**DATASET EXCERPT**
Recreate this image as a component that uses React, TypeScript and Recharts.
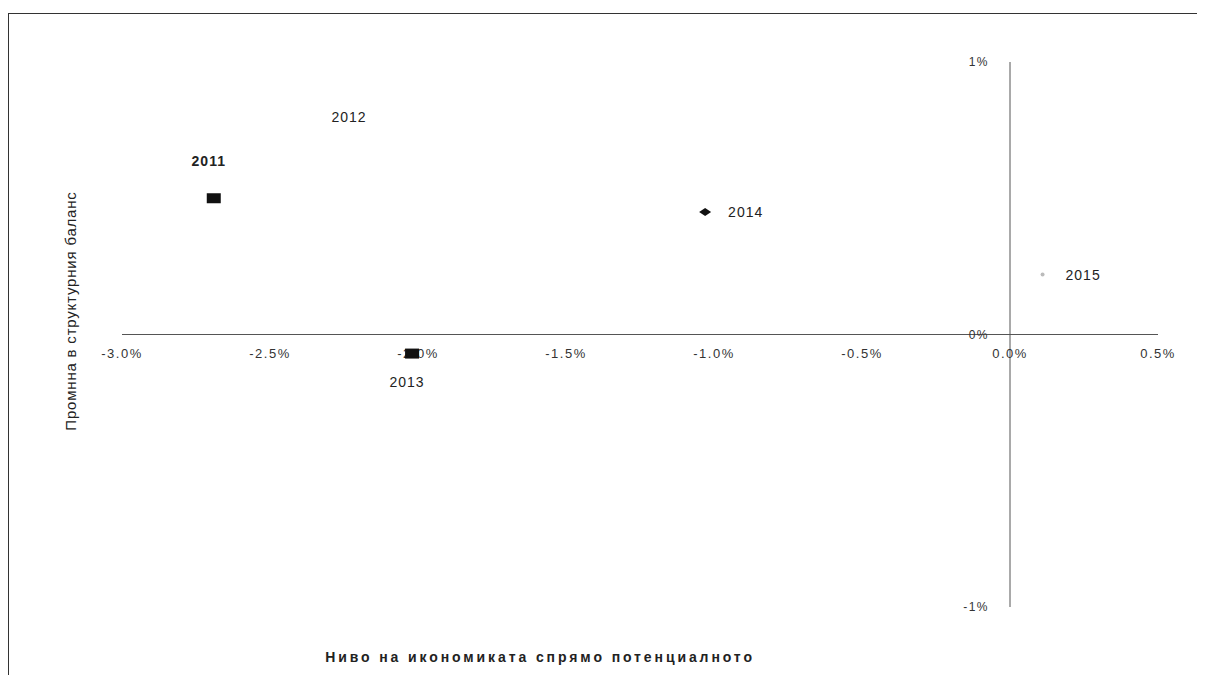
import React from 'react';
import { ScatterChart, Scatter, XAxis, YAxis, ReferenceLine, ReferenceDot } from 'recharts';

const years = ['2011', '2012', '2013', '2014', '2015'];
const outputGap = [-2.69, -2.37, -2.02, -1.03, 0.11];
const structuralChange = [0.5, 0.8, -0.07, 0.45, 0.22];
const xTicks = [-3.0, -2.5, -2.0, -1.5, -1.0, -0.5, 0.0, 0.5];
const xTickLabels = ['-3.0%', '-2.5%', '-2.0%', '-1.5%', '-1.0%', '-0.5%', '0.0%', '0.5%'];
const yTicks = [1, 0, -1];
const yTickLabels = ['1%', '0%', '-1%'];
const yTitle = 'Промнна в структурния баланс';
const xTitle = 'Ниво на икономиката спрямо потенциалното';

const markerKind: Record<string, string> = {
  '2011': 'square',
  '2012': 'none',
  '2013': 'square',
  '2014': 'diamond',
  '2015': 'tiny',
};
const labelPlace: Record<string, string> = {
  '2011': 'above',
  '2012': 'right',
  '2013': 'below',
  '2014': 'right',
  '2015': 'right',
};

const FONT = 'Liberation Sans, Arial, sans-serif';

const makeShape = (year: string) => (props: any) => {
  const { cx, cy } = props;
  const kind = markerKind[year];
  const place = labelPlace[year];
  let marker: React.ReactNode = null;
  if (kind === 'square') {
    marker = <rect x={cx - 7} y={cy - 5} width={14} height={10} fill="#111" />;
  } else if (kind === 'diamond') {
    marker = <polygon points={`${cx - 6},${cy} ${cx},${cy - 4} ${cx + 6},${cy} ${cx},${cy + 4}`} fill="#111" />;
  } else if (kind === 'tiny') {
    marker = <circle cx={cx} cy={cy} r={2} fill="#bbb" />;
  }
  let tx = cx;
  let ty = cy;
  let anchor: 'start' | 'middle' = 'middle';
  if (place === 'right') {
    tx = cx + 23;
    ty = cy + 5;
    anchor = 'start';
  } else if (place === 'above') {
    tx = cx - 5;
    ty = cy - 32;
  } else if (place === 'below') {
    tx = cx - 5;
    ty = cy + 33;
  }
  return (
    <g>
      {marker}
      <text
        x={tx}
        y={ty}
        textAnchor={anchor}
        fontFamily={FONT}
        fontSize={14}
        letterSpacing={1}
        fontWeight={year === '2011' ? 'bold' : 'normal'}
        fill="#222"
      >
        {year}
      </text>
    </g>
  );
};

const xTickShape = (label: string) => (props: any) => (
  <text x={props.cx} y={props.cy + 23} textAnchor="middle" fontFamily={FONT} fontSize={13} letterSpacing={1.5} fill="#333">
    {label}
  </text>
);
const yTickShape = (label: string) => (props: any) => (
  <text x={props.cx - 21} y={props.cy + 4} textAnchor="end" fontFamily={FONT} fontSize={12} letterSpacing={1.5} fill="#333">
    {label}
  </text>
);

export default function App() {
  return (
    <div style={{ position: 'relative', width: 1197, height: 667, background: '#fff' }}>
      <div
        style={{
          position: 'absolute',
          left: 0,
          top: 5,
          width: 1197,
          height: 662,
          borderTop: '1.5px solid #333',
          borderLeft: '1.5px solid #333',
          boxSizing: 'border-box',
        }}
      />
      <ScatterChart width={1197} height={667} margin={{ top: 54, right: 47, bottom: 68, left: 114 }}>
        <XAxis type="number" dataKey="x" domain={[-3, 0.5]} ticks={xTicks} hide />
        <YAxis type="number" dataKey="y" domain={[-1, 1]} ticks={yTicks} hide />
        <ReferenceLine y={0} stroke="#555" strokeWidth={1} />
        <ReferenceLine x={0} stroke="#555" strokeWidth={1} />
        {xTicks.map((t, i) => (
          <ReferenceDot key={'xt' + i} x={t} y={0} r={0} shape={xTickShape(xTickLabels[i])} />
        ))}
        {yTicks.map((t, i) => (
          <ReferenceDot key={'yt' + i} x={0} y={t} r={0} shape={yTickShape(yTickLabels[i])} />
        ))}
        {years.map((yr, i) => (
          <Scatter
            key={yr}
            name={yr}
            data={[{ x: outputGap[i], y: structuralChange[i] }]}
            shape={makeShape(yr)}
            isAnimationActive={false}
          />
        ))}
      </ScatterChart>
      <div
        style={{
          position: 'absolute',
          left: 62,
          top: 303,
          transform: 'translate(-50%, -50%) rotate(-90deg)',
          whiteSpace: 'nowrap',
          fontFamily: FONT,
          fontSize: 15,
          letterSpacing: 0.8,
          color: '#222',
        }}
      >
        {yTitle}
      </div>
      <div
        style={{
          position: 'absolute',
          left: 532,
          top: 649,
          transform: 'translate(-50%, -50%)',
          whiteSpace: 'nowrap',
          fontFamily: FONT,
          fontSize: 14,
          fontWeight: 'bold',
          letterSpacing: 2.9,
          color: '#222',
        }}
      >
        {xTitle}
      </div>
    </div>
  );
}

**WHAT IS ASKED**
With all pictures left out, please transcribe exactly the lines from the start of the material through the line with "const FONT = 'Liberation".

**THE ANSWER**
Recreate this image as a component that uses React, TypeScript and Recharts.
import React from 'react';
import { ScatterChart, Scatter, XAxis, YAxis, ReferenceLine, ReferenceDot } from 'recharts';

const years = ['2011', '2012', '2013', '2014', '2015'];
const outputGap = [-2.69, -2.37, -2.02, -1.03, 0.11];
const structuralChange = [0.5, 0.8, -0.07, 0.45, 0.22];
const xTicks = [-3.0, -2.5, -2.0, -1.5, -1.0, -0.5, 0.0, 0.5];
const xTickLabels = ['-3.0%', '-2.5%', '-2.0%', '-1.5%', '-1.0%', '-0.5%', '0.0%', '0.5%'];
const yTicks = [1, 0, -1];
const yTickLabels = ['1%', '0%', '-1%'];
const yTitle = 'Промнна в структурния баланс';
const xTitle = 'Ниво на икономиката спрямо потенциалното';

const markerKind: Record<string, string> = {
  '2011': 'square',
  '2012': 'none',
  '2013': 'square',
  '2014': 'diamond',
  '2015': 'tiny',
};
const labelPlace: Record<string, string> = {
  '2011': 'above',
  '2012': 'right',
  '2013': 'below',
  '2014': 'right',
  '2015': 'right',
};

const FONT = 'Liberation Sans, Arial, sans-serif';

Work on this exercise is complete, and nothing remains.